Task requirements: Leaving out all pictures, please print only the lines from the one containing "Clone this chart" through the one containing "Arial, Helvetica, sans-serif';".

Recorded data:
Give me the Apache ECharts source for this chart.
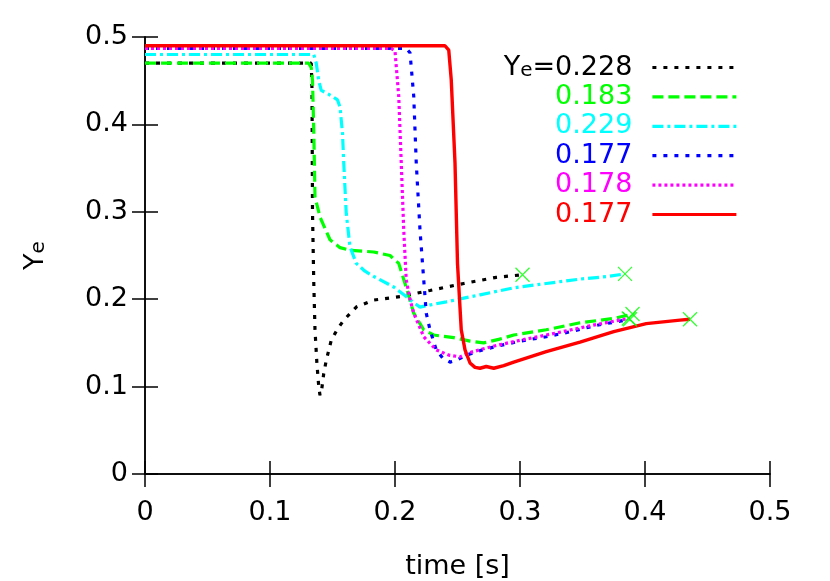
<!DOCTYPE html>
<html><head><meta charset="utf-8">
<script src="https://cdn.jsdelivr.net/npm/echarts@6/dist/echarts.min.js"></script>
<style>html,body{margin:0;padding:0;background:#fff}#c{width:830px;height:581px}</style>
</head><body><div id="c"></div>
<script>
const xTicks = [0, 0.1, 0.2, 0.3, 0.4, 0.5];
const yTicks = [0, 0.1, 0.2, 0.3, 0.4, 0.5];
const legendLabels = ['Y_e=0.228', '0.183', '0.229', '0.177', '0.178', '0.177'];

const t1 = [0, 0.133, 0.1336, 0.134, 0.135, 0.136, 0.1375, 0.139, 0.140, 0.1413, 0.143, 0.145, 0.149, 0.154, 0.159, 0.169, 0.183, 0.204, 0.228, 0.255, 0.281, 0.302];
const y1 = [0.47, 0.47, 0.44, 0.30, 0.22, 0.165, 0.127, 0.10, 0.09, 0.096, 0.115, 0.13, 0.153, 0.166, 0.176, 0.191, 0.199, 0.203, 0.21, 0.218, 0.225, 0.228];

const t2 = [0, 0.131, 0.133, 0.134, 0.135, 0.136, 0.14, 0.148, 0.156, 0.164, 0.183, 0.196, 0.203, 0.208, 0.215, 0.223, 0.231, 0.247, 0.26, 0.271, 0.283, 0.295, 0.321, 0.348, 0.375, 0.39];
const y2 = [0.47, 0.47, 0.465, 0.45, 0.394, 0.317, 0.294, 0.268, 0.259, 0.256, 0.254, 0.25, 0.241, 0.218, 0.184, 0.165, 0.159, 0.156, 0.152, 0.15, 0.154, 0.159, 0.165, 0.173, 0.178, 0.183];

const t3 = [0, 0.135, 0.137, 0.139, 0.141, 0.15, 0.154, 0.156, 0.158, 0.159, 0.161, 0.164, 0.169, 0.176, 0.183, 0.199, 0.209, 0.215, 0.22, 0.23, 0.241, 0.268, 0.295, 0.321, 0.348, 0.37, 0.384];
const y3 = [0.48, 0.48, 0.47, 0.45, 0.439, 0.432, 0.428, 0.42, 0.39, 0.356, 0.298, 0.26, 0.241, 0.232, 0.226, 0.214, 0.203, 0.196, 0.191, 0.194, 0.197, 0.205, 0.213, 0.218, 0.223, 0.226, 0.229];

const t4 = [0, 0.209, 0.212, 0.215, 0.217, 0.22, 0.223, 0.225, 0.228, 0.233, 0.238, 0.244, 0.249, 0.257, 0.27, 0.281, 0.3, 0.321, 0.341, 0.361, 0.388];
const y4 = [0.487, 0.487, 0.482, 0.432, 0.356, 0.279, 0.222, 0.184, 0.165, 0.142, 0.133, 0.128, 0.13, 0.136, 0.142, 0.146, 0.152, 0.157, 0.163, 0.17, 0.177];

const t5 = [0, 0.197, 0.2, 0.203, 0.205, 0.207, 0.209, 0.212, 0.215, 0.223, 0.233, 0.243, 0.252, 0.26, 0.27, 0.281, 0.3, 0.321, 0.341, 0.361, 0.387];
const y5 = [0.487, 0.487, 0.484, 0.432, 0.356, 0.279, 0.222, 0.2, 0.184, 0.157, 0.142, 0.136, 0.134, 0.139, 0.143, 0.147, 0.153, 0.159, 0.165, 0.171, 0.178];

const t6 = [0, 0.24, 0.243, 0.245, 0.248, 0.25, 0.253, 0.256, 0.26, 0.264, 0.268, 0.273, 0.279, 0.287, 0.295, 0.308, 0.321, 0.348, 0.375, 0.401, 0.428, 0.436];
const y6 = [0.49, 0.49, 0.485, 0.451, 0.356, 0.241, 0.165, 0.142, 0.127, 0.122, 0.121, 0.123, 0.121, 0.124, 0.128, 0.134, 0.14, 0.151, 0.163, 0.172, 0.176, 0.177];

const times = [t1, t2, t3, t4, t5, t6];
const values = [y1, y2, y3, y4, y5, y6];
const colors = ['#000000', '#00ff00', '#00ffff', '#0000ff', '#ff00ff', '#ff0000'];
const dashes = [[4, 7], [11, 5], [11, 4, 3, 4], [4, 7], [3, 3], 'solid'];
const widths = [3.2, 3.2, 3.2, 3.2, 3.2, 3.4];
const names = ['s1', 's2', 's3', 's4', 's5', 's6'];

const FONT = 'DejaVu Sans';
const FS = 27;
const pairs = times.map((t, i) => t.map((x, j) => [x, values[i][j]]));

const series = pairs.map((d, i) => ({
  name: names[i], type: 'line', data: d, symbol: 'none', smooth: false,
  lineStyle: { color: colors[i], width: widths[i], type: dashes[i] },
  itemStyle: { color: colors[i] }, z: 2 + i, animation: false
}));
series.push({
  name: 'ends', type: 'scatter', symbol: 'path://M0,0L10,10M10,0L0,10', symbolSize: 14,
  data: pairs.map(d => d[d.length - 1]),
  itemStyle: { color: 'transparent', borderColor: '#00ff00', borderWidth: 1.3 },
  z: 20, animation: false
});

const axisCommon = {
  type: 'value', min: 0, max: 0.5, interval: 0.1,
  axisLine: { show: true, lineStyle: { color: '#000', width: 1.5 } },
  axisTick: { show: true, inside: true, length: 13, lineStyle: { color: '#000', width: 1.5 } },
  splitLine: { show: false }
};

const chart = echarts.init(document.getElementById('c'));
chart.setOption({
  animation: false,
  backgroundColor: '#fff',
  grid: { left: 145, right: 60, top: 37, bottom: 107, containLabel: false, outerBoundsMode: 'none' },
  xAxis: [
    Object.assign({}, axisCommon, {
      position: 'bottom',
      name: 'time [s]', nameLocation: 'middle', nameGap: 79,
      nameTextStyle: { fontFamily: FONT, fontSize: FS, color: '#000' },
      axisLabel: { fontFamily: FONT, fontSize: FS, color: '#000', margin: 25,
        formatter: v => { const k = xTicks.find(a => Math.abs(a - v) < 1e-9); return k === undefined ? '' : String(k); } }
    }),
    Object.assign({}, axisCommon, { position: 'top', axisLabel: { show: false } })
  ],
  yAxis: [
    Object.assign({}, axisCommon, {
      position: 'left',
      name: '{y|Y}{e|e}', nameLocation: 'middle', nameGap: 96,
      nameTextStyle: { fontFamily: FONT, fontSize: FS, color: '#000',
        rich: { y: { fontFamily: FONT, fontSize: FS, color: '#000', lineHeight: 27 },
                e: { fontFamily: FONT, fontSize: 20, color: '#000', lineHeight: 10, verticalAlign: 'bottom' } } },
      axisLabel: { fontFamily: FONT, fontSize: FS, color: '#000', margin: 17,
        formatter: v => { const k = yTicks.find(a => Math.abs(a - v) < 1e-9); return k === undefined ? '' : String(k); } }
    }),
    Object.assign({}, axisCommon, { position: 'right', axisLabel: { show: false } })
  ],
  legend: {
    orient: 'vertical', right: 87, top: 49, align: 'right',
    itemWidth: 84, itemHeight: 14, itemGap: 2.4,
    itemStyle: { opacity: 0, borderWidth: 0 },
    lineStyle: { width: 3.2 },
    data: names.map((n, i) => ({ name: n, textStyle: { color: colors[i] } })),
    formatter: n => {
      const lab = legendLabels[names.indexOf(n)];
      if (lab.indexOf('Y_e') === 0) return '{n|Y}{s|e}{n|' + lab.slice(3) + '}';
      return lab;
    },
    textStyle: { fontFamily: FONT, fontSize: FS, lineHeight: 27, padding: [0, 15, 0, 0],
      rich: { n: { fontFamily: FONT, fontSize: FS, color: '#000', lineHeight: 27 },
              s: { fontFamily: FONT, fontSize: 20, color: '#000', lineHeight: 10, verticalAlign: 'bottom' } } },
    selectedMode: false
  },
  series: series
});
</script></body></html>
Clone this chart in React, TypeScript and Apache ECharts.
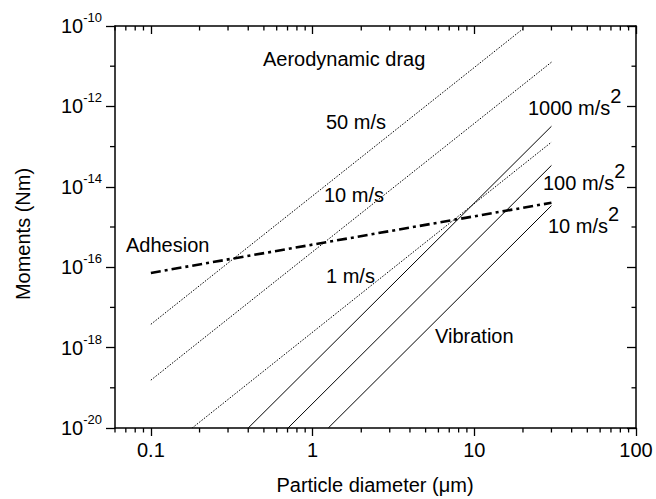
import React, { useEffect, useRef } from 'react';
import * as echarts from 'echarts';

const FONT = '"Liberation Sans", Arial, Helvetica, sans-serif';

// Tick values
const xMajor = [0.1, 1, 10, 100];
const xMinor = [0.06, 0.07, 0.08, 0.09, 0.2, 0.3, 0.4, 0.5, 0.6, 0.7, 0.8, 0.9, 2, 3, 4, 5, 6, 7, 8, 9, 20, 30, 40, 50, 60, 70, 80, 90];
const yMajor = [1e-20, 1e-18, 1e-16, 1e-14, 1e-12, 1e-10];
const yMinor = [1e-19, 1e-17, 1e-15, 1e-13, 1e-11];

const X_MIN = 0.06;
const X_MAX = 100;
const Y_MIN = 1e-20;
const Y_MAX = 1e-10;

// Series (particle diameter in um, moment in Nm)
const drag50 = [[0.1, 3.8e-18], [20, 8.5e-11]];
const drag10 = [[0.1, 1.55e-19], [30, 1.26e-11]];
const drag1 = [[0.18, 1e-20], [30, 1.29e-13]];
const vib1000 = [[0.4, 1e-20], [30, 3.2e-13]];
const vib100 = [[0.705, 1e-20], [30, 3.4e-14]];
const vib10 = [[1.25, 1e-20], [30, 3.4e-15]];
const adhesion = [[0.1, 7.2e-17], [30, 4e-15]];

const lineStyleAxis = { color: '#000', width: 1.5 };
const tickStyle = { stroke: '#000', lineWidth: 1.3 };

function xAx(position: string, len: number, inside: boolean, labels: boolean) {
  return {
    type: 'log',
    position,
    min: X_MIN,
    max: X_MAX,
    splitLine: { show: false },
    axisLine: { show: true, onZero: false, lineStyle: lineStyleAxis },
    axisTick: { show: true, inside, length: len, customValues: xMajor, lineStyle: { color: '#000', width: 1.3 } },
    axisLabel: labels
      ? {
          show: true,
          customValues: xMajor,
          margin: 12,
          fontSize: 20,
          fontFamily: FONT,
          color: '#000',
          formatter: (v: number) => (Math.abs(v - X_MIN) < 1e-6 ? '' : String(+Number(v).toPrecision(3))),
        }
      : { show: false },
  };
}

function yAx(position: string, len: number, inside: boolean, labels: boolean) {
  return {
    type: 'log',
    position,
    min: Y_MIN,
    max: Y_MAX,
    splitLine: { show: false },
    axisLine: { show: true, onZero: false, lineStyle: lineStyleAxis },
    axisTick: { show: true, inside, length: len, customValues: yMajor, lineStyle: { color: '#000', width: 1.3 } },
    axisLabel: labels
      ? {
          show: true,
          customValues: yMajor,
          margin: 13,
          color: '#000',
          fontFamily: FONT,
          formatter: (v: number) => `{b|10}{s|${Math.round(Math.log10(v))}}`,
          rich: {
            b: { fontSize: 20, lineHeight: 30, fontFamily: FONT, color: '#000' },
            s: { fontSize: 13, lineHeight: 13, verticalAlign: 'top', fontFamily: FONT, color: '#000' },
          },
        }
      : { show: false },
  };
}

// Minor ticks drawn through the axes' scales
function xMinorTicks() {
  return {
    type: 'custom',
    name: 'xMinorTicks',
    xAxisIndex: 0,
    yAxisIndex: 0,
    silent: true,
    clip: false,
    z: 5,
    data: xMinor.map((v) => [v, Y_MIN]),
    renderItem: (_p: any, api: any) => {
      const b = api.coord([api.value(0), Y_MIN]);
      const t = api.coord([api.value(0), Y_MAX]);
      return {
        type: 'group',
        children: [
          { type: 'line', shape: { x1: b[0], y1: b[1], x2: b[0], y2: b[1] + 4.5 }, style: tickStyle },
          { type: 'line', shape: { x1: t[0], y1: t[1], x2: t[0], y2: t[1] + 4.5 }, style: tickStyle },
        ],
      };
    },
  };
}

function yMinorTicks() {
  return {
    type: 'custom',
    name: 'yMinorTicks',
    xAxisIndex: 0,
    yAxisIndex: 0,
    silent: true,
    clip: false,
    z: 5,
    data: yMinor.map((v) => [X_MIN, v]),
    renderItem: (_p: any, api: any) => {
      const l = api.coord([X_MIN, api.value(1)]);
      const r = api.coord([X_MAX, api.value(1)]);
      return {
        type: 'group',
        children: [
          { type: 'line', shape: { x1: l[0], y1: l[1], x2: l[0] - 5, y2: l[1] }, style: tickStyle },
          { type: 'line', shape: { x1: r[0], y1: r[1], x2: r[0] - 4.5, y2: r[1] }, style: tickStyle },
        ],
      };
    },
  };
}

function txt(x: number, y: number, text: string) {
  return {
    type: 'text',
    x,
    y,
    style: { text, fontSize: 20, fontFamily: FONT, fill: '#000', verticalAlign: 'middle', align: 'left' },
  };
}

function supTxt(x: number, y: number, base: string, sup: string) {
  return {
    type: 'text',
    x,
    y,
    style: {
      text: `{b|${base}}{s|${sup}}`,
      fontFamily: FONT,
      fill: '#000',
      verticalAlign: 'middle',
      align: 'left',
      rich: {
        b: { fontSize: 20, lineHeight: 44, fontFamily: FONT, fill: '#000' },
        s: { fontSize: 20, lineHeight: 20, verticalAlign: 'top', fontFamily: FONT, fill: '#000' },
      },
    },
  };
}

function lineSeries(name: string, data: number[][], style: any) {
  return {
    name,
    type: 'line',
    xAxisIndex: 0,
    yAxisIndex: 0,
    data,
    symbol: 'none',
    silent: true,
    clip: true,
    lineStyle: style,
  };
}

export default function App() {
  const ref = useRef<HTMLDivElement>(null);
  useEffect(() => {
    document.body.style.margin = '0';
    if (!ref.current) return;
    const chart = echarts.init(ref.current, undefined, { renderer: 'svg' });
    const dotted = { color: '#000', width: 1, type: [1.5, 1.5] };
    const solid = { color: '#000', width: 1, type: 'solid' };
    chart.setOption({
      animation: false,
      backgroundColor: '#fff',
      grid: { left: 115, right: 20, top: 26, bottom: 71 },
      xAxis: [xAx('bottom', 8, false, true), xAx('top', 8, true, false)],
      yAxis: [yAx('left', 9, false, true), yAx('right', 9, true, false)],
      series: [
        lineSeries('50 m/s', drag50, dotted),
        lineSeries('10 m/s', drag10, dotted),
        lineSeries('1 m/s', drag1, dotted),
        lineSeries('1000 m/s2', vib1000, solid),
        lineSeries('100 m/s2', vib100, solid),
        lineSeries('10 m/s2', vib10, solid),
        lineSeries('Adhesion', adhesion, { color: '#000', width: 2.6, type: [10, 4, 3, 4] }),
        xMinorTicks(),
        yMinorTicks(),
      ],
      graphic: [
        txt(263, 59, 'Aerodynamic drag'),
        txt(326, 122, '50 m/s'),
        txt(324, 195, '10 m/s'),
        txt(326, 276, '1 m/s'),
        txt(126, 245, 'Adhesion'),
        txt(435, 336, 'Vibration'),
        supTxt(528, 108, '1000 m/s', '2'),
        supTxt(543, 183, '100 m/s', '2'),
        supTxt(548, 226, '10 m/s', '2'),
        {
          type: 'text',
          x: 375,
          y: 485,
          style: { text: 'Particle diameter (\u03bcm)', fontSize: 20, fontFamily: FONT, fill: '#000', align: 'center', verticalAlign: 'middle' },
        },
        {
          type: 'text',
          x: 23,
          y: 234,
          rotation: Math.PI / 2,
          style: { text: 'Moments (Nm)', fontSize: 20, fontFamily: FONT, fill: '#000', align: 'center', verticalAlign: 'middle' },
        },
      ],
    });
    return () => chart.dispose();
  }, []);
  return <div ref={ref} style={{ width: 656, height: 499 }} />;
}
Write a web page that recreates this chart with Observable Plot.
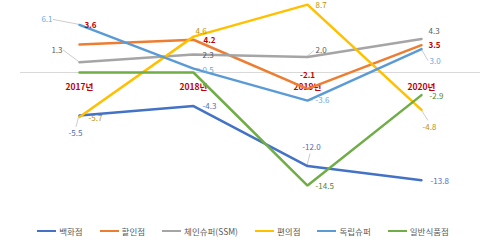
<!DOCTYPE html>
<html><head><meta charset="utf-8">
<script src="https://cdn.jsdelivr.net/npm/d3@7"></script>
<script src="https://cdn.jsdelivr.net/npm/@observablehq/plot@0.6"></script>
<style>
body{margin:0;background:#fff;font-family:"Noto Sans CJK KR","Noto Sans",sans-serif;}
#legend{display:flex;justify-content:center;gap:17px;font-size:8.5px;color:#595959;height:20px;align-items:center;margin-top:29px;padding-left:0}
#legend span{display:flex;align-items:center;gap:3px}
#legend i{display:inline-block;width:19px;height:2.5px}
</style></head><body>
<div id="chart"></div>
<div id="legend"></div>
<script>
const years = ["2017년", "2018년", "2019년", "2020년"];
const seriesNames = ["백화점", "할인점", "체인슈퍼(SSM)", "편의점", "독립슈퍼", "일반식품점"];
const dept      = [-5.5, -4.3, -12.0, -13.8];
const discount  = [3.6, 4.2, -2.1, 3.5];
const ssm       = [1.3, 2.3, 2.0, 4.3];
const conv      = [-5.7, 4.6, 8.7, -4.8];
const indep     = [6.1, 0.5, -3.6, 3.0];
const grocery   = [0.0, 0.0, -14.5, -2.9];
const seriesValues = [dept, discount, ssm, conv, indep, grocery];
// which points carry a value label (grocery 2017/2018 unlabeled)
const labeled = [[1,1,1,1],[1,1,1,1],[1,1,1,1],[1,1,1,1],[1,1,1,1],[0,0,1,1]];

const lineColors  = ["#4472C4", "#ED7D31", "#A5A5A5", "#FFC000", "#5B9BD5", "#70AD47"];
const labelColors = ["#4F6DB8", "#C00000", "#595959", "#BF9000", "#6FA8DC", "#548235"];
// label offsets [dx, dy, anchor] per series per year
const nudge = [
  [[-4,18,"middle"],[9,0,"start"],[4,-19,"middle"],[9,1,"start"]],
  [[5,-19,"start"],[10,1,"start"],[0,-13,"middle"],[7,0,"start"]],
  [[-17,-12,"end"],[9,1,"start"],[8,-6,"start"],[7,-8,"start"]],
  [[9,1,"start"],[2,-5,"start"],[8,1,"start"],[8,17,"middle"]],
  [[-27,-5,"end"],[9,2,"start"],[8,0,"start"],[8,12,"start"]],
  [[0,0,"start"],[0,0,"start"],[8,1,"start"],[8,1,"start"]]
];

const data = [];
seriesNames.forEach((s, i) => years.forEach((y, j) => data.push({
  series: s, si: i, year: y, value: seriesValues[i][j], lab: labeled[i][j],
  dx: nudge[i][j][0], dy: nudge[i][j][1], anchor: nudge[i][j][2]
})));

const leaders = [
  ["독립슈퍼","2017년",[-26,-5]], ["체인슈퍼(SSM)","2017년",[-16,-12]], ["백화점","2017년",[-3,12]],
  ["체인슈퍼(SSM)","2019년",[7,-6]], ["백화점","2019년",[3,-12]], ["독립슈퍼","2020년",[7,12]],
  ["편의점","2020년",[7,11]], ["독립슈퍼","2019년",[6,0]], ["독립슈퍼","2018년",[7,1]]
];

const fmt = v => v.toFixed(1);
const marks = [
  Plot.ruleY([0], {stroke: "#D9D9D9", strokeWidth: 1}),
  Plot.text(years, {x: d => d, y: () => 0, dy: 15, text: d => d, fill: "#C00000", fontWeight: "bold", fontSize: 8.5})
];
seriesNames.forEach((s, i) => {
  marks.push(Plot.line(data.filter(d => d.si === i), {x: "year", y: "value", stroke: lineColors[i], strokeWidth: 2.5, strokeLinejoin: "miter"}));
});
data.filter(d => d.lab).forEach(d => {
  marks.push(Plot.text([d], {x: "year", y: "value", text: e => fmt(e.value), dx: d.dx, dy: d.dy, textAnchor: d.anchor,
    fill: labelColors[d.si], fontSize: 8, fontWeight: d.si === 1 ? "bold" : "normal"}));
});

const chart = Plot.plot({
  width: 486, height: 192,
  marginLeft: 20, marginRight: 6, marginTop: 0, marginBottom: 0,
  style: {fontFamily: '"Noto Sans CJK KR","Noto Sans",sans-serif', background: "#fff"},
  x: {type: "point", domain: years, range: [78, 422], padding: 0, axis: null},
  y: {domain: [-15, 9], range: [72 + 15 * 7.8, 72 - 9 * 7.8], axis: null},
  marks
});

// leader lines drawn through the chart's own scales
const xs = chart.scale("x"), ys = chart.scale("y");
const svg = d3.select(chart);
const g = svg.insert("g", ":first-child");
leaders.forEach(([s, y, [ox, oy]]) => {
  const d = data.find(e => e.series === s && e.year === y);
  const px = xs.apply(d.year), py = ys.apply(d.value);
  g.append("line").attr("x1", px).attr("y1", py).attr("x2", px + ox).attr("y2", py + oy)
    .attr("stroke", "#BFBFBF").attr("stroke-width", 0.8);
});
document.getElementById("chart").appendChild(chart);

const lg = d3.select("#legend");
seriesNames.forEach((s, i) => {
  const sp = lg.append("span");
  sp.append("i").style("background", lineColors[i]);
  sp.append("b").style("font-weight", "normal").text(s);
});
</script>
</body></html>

Exercise result:
Clone this chart in React, TypeScript and Apache ECharts.
import React, { useEffect, useRef } from 'react';
import * as echarts from 'echarts';

const FONT = '"Liberation Sans", Arial, Helvetica, sans-serif';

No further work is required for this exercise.